El segundo acierto es el tono elegido. Se podría haber optado por el drama, exacerbando la tensión de los celos, la manipulación y el torbellino de drogas y desenfreno en el que se sumergieron algunos de los personajes. Sin embargo, se opta -con buen criterio- por un tono ligero de comedia, que es el vehículo idóneo para contar una historia como esta. Las tensiones y torbellinos apuntados más arriba están, claro, pero abordados con la sordina de la comedia, evitando cargar las tintas melodramáticas. La estrategia, por cierto, es la misma que se aplicaba en Milli Vanilli: Girl You Know It’s True -que reseñamos en THE OBJECTIVE cuando se estrenó hace un par de meses-, otra película sobre cantantes que no cantaban y un productor muy avispado.
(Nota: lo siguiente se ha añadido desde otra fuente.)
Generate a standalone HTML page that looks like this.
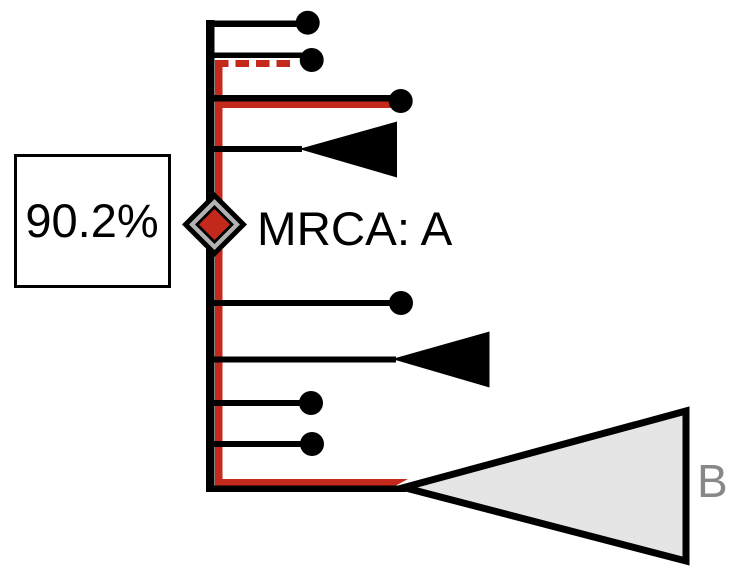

Con su tono liviano, la cinta de Maíllo resulta veraz y creíble con dos pequeñas salvedades. Se le va un poco la mano en la caricatura del productor y sobre todo de su hermano, que ejercía de road manager. Y se saca de la manga un final feliz con una emotiva reconciliación entre los dos principales implicados que huele a cuento de hadas. Sin embargo, estas dos pequeñas pegas son poco relevantes en una cinta que narra con suma eficacia el litigio y la egolatría desbocada que acabaron con la gallina de los huevos de oro de Locomía.
Ambigüedad sexual
La evolución del artefacto tiene su interés: empiezan siendo un grupo formado en su mayoría por gays que actúan como gogós de discoteca bailando con unos enormes abanicos. A estos personajes de la subcultura discotequera ibicenca los ve actuar José Luis Gil -productor de estrellas como Raffaella Carrà, Miguel Bosé, Perales, Nacha pop, Mónica Naranjo…- y olfatea que, puliendo mucho, hay un éxito en potencia.
Entre las cosas que debían pulirse: había que diluir al máximo la sexualidad de los componentes del grupo, porque las fans eran chicas. Muy listo, Gil sentencia que «la ambigüedad vende» -lo sabían bien Bowie y otras estrellas del glam rock-, pero no se podía triunfar como estrella pop mostrándose abiertamente gay. Visto hoy, puede parecer chocante que todas esas fans adolescentes fueran incapaces de ver lo que era muy evidente: que los ídolos con los que fantaseaban eran homosexuales.
Gil sabía muy bien a qué jugaba y obligó por contrato a los miembros de Locomía a no hacer ninguna mención explícita a su orientación sexual y a disimularla en público. De hecho, la adoración de las fans era tan intensa que provocó que la única componente femenina de la formación fuera apartada en plena gira americana, porque al público no le interesaba lo más mínimo. Sin embargo, había otro problema previo con el que el productor tuvo que lidiar: el líder del grupo, Xavier Font, tenía más narcisismo que talento y no sabía ni cantar ni bailar. En realidad, fue el propio Gil quien grabó sus partes vocales y en las actuaciones se tiraba de playback. Pero el lastre se hizo demasiado pesado y decidió apartar a Font, ofreciéndole encargarse de una tienda de ropa y abanicos de Locomía. Incapaz de digerir la afrenta, este acabó firmando con otro productor y llevándose a los miembros de la banda; Gil contraatacó y creó un Locomía alternativo en el que actuaba el hermano de Font. Y la cosa acabó en una agria disputa legal.
El productor lo dice muy claro en la película: «Yo convertí una anécdota ibicenca en un éxito internacional». Esta historia podría ser la de unos artistas que vendieron su alma al diablo, prostituyendo su creatividad -y ocultando su sexualidad- para triunfar en el mercado masivo. Pero no eran artistas, sino un grupito de chicos con buena planta que bailaban con abanicos y salieron en la tele durante unos años. Lo verdaderamente interesante son las maquinaciones, la lucha de egos y los celos, y eso es lo que cuenta de forma muy solvente Disco, Ibiza, Locomía.